Requirement:
Copy exactly the lines from the beginning of the data down to and including the line holding "plt.rcParams['font.family'] = ['Liberation", without any pictures.

Collected data:
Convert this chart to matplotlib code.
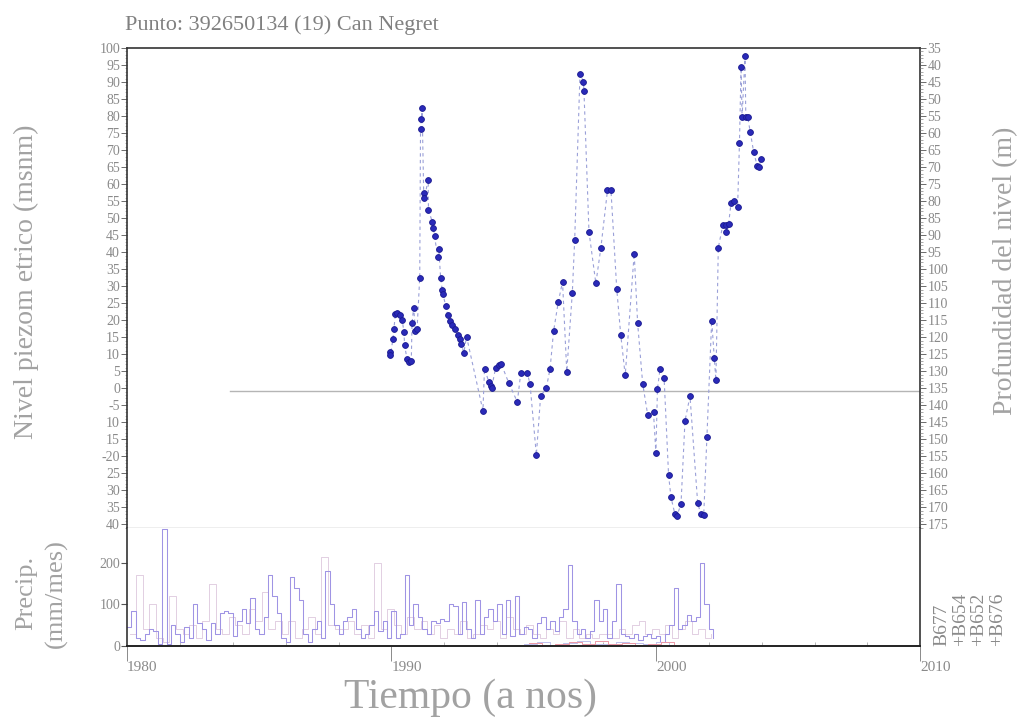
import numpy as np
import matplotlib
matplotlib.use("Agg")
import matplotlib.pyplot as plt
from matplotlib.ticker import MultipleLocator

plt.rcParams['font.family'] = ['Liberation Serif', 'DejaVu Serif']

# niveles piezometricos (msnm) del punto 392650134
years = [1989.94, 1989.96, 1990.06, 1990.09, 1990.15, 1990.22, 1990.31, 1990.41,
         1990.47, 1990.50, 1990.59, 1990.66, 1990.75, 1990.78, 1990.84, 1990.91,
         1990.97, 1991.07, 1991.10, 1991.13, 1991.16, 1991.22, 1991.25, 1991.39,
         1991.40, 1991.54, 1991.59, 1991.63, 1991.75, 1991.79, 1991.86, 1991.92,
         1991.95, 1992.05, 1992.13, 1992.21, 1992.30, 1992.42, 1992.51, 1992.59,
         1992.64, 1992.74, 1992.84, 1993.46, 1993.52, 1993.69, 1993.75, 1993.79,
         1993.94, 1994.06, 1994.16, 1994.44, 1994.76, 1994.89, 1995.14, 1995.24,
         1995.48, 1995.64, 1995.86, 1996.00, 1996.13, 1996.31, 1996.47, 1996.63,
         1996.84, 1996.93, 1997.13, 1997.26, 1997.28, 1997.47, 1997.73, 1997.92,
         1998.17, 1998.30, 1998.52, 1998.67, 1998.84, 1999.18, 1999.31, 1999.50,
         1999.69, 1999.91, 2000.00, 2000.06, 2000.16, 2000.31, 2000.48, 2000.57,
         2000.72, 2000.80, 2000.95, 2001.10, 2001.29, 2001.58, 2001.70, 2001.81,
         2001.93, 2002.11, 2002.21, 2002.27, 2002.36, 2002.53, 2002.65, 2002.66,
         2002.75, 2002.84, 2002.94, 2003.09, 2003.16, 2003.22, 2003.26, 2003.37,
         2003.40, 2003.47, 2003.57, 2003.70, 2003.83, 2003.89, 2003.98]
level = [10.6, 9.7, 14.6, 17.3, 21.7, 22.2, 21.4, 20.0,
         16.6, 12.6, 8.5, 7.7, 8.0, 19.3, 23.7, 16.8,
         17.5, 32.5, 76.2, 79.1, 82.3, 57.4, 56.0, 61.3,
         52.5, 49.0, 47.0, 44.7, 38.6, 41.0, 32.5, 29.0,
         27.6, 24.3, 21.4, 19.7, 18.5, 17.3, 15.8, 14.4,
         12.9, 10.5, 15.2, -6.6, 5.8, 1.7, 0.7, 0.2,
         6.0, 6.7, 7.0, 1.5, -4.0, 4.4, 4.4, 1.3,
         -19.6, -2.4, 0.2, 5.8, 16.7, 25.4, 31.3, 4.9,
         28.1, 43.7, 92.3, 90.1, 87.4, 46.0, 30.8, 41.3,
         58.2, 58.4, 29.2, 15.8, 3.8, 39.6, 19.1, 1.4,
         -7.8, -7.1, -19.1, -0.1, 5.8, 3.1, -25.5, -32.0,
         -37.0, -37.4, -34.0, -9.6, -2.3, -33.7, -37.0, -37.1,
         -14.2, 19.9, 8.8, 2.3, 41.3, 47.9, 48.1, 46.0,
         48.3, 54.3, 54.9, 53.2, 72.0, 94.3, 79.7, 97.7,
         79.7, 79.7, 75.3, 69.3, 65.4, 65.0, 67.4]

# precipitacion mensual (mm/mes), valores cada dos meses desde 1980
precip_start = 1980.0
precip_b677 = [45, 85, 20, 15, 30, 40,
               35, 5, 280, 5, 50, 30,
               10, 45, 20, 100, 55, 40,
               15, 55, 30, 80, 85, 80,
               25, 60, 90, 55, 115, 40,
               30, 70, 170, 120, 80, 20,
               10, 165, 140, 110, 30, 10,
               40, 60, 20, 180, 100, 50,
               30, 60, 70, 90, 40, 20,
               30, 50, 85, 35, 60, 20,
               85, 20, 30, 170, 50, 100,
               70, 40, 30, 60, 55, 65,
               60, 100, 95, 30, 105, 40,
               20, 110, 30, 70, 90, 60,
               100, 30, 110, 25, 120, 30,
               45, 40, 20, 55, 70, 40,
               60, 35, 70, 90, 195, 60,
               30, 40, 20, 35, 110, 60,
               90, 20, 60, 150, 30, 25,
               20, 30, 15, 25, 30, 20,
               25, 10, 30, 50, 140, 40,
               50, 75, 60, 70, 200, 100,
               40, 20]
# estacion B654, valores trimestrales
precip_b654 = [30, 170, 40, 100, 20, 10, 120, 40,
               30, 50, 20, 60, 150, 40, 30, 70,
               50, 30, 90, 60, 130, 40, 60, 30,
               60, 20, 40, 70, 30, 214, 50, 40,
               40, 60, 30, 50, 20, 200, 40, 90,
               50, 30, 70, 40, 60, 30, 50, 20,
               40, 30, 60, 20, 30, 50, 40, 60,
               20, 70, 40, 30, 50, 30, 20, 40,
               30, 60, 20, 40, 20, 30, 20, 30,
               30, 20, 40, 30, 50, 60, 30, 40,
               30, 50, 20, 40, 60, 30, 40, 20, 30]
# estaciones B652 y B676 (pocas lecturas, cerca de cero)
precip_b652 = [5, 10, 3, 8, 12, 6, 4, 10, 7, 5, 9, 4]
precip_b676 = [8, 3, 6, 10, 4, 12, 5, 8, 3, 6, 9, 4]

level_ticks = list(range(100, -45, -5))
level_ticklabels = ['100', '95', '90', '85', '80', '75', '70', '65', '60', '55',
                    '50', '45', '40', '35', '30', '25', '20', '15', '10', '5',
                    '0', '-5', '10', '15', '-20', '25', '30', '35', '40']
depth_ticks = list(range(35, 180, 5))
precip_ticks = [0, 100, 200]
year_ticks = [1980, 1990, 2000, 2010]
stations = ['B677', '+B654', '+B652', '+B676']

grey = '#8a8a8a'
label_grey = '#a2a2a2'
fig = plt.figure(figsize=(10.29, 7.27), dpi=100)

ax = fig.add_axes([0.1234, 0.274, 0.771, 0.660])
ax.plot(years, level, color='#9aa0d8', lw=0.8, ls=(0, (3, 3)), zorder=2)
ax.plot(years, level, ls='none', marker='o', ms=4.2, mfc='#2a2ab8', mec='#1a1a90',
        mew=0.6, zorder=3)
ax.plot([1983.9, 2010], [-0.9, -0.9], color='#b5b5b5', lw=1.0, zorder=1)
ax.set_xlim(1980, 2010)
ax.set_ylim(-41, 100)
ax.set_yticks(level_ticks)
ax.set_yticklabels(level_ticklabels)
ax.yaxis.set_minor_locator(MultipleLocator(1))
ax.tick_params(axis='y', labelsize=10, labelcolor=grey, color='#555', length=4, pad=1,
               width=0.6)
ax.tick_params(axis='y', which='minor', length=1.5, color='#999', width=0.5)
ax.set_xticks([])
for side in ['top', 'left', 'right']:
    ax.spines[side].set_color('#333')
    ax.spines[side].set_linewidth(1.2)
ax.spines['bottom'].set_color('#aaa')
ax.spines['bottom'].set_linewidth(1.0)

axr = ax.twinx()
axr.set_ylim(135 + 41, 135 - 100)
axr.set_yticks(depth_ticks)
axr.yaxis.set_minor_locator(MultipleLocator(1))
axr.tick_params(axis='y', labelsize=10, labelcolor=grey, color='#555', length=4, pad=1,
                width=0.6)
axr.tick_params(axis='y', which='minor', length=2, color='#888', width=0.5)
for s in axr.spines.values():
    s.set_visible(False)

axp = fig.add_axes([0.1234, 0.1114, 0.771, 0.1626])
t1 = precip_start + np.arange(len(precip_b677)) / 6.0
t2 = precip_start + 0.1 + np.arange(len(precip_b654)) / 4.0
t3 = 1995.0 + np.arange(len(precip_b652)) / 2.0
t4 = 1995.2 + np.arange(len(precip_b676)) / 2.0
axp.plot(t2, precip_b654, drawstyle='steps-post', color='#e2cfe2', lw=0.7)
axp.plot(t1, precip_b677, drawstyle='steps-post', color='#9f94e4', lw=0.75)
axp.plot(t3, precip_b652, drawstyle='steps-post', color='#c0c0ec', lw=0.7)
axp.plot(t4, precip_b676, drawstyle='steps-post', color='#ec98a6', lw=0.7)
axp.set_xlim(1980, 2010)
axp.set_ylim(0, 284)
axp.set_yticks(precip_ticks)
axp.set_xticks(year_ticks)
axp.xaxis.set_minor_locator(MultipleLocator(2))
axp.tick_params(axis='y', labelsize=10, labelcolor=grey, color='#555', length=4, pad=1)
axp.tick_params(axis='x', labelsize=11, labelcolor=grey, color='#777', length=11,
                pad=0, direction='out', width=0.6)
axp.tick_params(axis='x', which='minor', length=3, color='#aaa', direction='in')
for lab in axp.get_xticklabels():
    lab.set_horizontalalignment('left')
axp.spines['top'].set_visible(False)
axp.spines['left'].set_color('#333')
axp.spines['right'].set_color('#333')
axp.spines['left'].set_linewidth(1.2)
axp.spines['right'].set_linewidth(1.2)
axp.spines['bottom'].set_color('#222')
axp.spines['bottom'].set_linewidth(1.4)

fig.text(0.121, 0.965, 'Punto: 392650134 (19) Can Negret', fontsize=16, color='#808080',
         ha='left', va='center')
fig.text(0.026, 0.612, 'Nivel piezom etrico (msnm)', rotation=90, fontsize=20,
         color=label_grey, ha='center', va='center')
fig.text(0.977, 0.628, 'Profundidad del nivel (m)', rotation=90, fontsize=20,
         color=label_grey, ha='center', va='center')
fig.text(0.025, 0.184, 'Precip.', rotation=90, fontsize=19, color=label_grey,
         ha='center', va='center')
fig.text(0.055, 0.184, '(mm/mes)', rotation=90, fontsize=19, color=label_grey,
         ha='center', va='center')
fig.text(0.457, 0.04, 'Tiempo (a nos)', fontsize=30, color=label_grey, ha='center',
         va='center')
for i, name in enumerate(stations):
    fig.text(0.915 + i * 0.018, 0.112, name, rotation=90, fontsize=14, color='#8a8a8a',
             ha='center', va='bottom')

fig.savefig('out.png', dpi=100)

Written solution:
Convert this chart to matplotlib code.
import numpy as np
import matplotlib
matplotlib.use("Agg")
import matplotlib.pyplot as plt
from matplotlib.ticker import MultipleLocator

plt.rcParams['font.family'] = ['Liberation Serif', 'DejaVu Serif']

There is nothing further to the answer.